The panel says G&G's interpretation is contrived and inconsistent with the inner sense of the document. It rejects G&G's argument that Ramos v. Browning Ferris Indus. of S. Jersey Inc., 103 N.J. 177 (1986), and its progeny create a bright-line rule that prohibits enforcement of an indemnification provision when, as here, the indemnitee was allegedly negligent. However, in none of those cases did the indemnification provision mention whether indemnification would be required when the indemnitee was alleged or shown to be negligent.

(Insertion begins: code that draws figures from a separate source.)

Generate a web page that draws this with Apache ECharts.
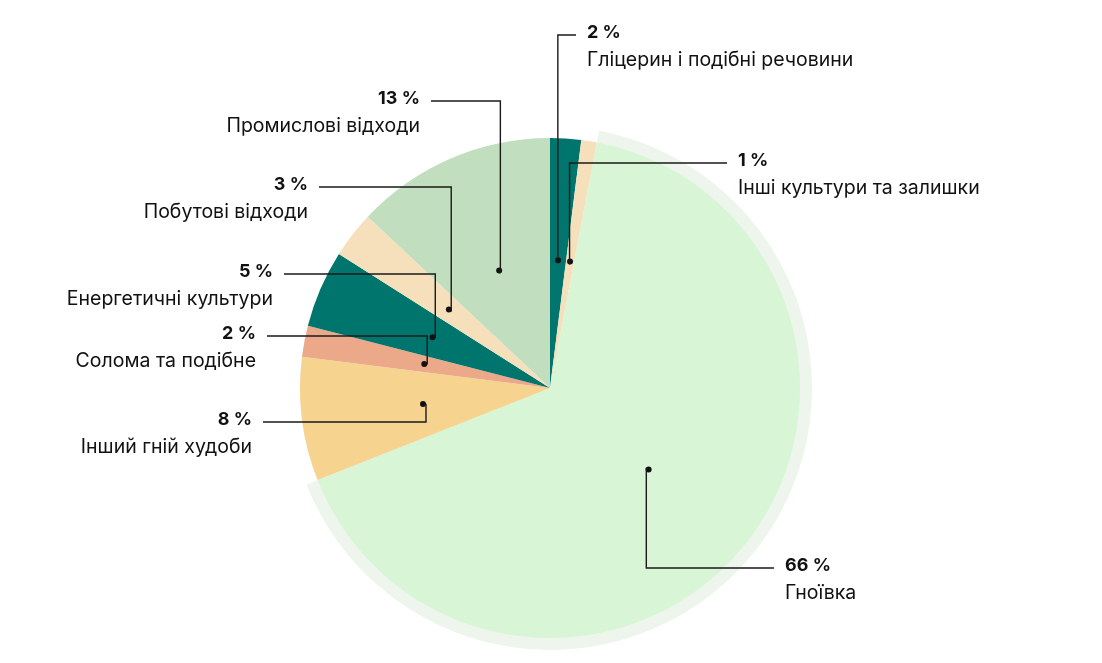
<!DOCTYPE html>
<html>
<head>
<meta charset="utf-8">
<script src="https://cdn.jsdelivr.net/npm/echarts@6/dist/echarts.min.js"></script>
<style>
html,body{margin:0;padding:0;background:#fff;}
#chart{width:1102px;height:663px;}
</style>
</head>
<body>
<div id="chart"></div>
<script>
// ---- data ----
const categories = [
  'Гліцерин і подібні речовини',
  'Інші культури та залишки',
  'Гноївка',
  'Інший гній худоби',
  'Солома та подібне',
  'Енергетичні культури',
  'Побутові відходи',
  'Промислові відходи'
];
const shares = [2, 1, 66, 8, 2, 5, 3, 13];

// ---- styles / layout ----
const sliceColors = ['#00756d', '#f6e0bb', '#d8f5d6', '#f6d38f', '#eca98a', '#00756d', '#f6e0bb', '#c1dfbf'];
const haloColor = '#eef5ed';
const haloIndex = 2;
const CX = 550, CY = 388, R = 250, R_HALO = 262;
const labelSide = ['right', 'right', 'right', 'left', 'left', 'left', 'left', 'left'];
const labelX = [587, 738, 785, 252, 256, 273, 308, 420];
const labelY = [33, 161, 566, 420, 334, 272, 185, 99];
const LINE_GAP = 11, LINE_DY = 2, LINE_H = 27;
const FONT = 'Inter, "Noto Sans", sans-serif';

const total = shares.reduce((a, b) => a + b, 0);
function midAngle(i) {
  let before = 0;
  for (let k = 0; k < i; k++) before += shares[k];
  return ((before + shares[i] / 2) / total) * Math.PI * 2; // clockwise from top
}
function dotPoint(i) {
  const a = midAngle(i);
  return [CX + Math.sin(a) * R / 2, CY - Math.cos(a) * R / 2];
}

const pieData = categories.map((name, i) => ({ name, value: shares[i], itemStyle: { color: sliceColors[i] } }));
const haloData = categories.map((name, i) => ({ name, value: shares[i], itemStyle: { color: i === haloIndex ? haloColor : 'rgba(0,0,0,0)' } }));
const overlayData = categories.map((name, i) => ({ name, value: shares[i], itemStyle: { color: 'rgba(0,0,0,0)' } }));

const chart = echarts.init(document.getElementById('chart'));
chart.setOption({
  animation: false,
  backgroundColor: '#fff',
  series: [
    {
      type: 'pie', z: 1, silent: true,
      center: [CX, CY], radius: [0, R_HALO], startAngle: 90, clockwise: true,
      label: { show: false }, labelLine: { show: false },
      data: haloData
    },
    {
      type: 'pie', z: 2, silent: true,
      center: [CX, CY], radius: [0, R], startAngle: 90, clockwise: true,
      avoidLabelOverlap: false,
      label: {
        show: true, position: 'inside',
        formatter: '{d| }',
        rich: { d: { width: 6, height: 6, borderRadius: 3, backgroundColor: '#111', fontSize: 1, lineHeight: 6 } }
      },
      labelLine: { show: false },
      data: pieData
    },
    {
      type: 'pie', z: 3, silent: true,
      center: [CX, CY], radius: [0, R], startAngle: 90, clockwise: true,
      avoidLabelOverlap: false,
      label: {
        show: true, position: 'outside',
        formatter: '{p|{c} %}\n{n|{b}}',
        rich: {
          p: { fontFamily: FONT, fontSize: 18, fontWeight: 700, color: '#111', lineHeight: LINE_H },
          n: { fontFamily: FONT, fontSize: 19.5, fontWeight: 400, color: '#111', lineHeight: LINE_H }
        }
      },
      labelLine: { show: true, lineStyle: { color: '#1a1a1a', width: 1.4 } },
      labelLayout: function (params) {
        const i = params.dataIndex;
        const d = dotPoint(i);
        const ly = labelY[i] + LINE_DY;
        const endX = labelSide[i] === 'right' ? labelX[i] - LINE_GAP : labelX[i] + LINE_GAP;
        return {
          x: labelX[i],
          y: labelY[i] - LINE_H / 2,
          align: labelSide[i] === 'right' ? 'left' : 'right',
          verticalAlign: 'top',
          labelLinePoints: [d, [d[0], ly], [endX, ly]]
        };
      },
      data: overlayData
    }
  ]
});
</script>
</body>
</html>
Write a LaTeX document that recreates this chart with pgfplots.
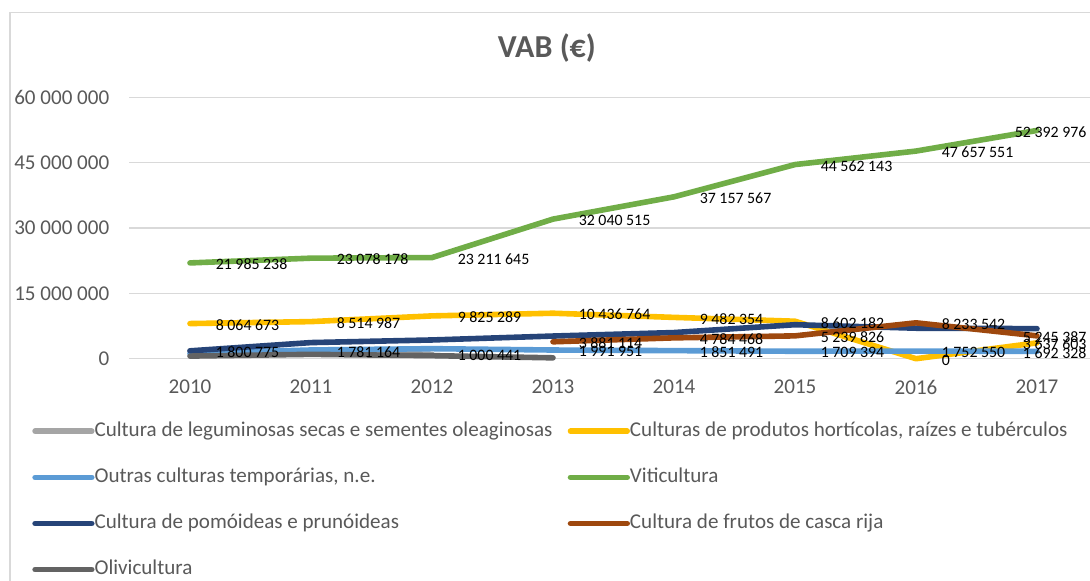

Unlike those cases, the provision here expressly includes within the losses and expenses giving rise to G&G's obligation to indemnify HJI those allegedly, or were proved to have been, caused by HJI's active or passive negligence. G&G's argument that the provision is ambiguous is not based on the absence of a reference to the indemnitee's negligence, but on the contention that the phrase's placement in the clause suggested a limited application.
The panel says G&G's crabbed reading of the provision is faulty because the ending phrase, which relates to the allegations or facts proved of HJI, is forced to illogically modify only the preceding subsection, which is a description of the conduct of G&G and its affiliates. The pieces of the provision do not fit in the manner urged by G&G.
This indemnification provision could have been better written. But simply because there is a better mode of expression does not render equivocal or ambiguous less artful expressions. A court must look for the parties' intent and there is no doubt the provision was intended to provide coverage for HJI for its negligent acts or omissions relating to the types of accidents and claims described in the entire provision.
The panel remands for consideration of HJI's proofs as to its losses and expenses and for an award of those damages in HJI's favor, including attorney fees, costs and expenses incurred during the appellate proceedings.
For appellant/cross-respondent Robert G. Devine (White & Williams; Devine and Victor J. Zarrilli on the brief). For respondent/cross-appellant C. Brian Korn-brek (Greenbaum, Rowe, Smith & Davis; Kornbrek and Thomas K. Murphy III on the brief).